Hence the capital gain (after standard deduction) came much lower (Rs.50,000). Hence tax payable as per LTCG Tax rule was only Rs.5,200.
Case#3
- Actual Cost = Rs.500,000
- Actual Sale Value = Rs.450,000
- Value on 31-Jan’18 = Rs.600,000
Investment Cost = MAX { Actual Cost, MIN [Value on 31-Jan’18, Actual Sale Value] }
= MAX { 500,000, MIN [600,000, 450,000] }
= MAX { 500,000, 450,000}
Investment Cost = 500,000
Simple calculation explaining the impact of LTCG Tax @10%

#1.5 What happens to STT (Security Transaction Tax)?
It must be noted that LTCG Tax has not been levied for the first time in India.
Before 2004-05, LTCG Tax was applicable.
But when LTCG was removed in 2004-05, STT was introduced (0.025% to 0.1%).
Now, when LTCG Tax has been introduced again, STT was not removed.
It means, LTCG Tax and STT both will be applicable henceforth
#2. Dividend Distribution Tax (DDT) – 10%
Imposition of DDT was only obvious after LTCG Tax was made applicable.
If not, clever investors would have shelve traditional equity, and switched to dividend plans of mutual funds.
As dividends plans of mutual funds were not taxable in India, would have attracted investors after LTCG Tax regime.

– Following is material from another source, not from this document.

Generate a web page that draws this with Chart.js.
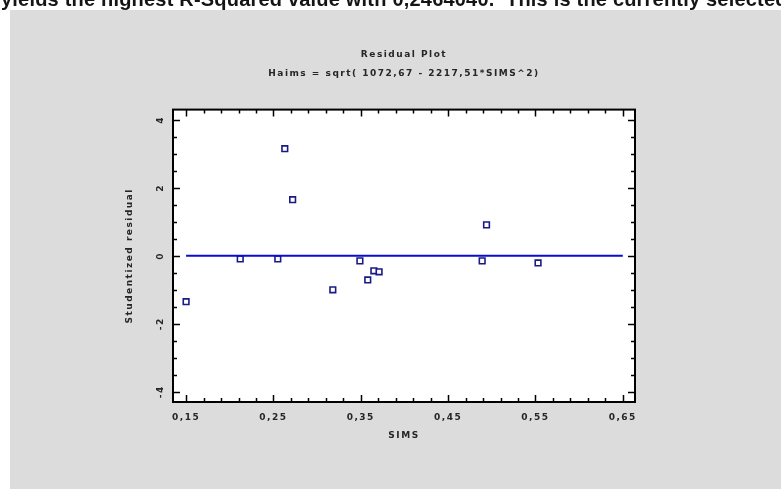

To prevent this, DDT of 10% has also been introduced.
Who pays DDT?
It is the responsibility of the mutual fund houses to pay DDT to the government.
Hence, the fund houses will deduct the same before distributing dividends to its unit holders.
Fair enough, to balance Long Term Capital Gain Tax (LTCG), DDT has been imposed.
But LTCG is applicable only for values beyond Rs.1.0 Lakhs. What about DDT?
DDT will be applicable on every penny.
Debt based Mutual Funds which pay regular dividends are already familiar with DDT. Not the same rule is applicable on equity based mutual funds as well.
What to Conclude from Budget 2018?
Frankly speaking, common men can do little with Long Term Capital Gain Tax (LTCG tax) and DDT.
I know there will be people who would like to flee the equity market in despair. But this is not a solution.
Not that I welcome what this Union Budget 2018 has done with the investment, but actually we have no other choice.
There are no other investments around which can match the fundamentals of equity.
What options we have?
- Bitcoin (take your own call).
- Fixed Deposits – it will never match equity, even after LTCG tax.
- Debt based mutual funds – no match for equity.
- Gold – even this cannot match equity’s returns.
It will not be wrong to say that common men may feel helpless here. They have no other choice but to take LTCG Tax and DDT with a pinch of salt.
But having said that, I would also like to thank Mr. Arun Jaitley for his following due considerations:
- Capital Gain Calculation to be considered only after 31-Jan’18
- First Rs.1.0 Lakhs no to be considered as capital gain.
If these would not have been there, I suppose the equity market would have crashed 10,000 in a day. I know it is a wild guess, but the market would not have absorbed
[P.Note: On 01-Feb’18, Sensex was trading at 36,200 points. Today, 4 days after union budget 2018, Sensex is trading at 34,800 points. This is fall of 1,400 points in matter of 4 days. ]
2 Responses
Hi,
Even if shares were sold in April-2017, do we need to consider value as on 31-Apr-2018 for Cost of Acquisition? (for new LTCG tax)
Thanks,
Vish Patel
I will suggest you to kindly read point number #1.4 for details.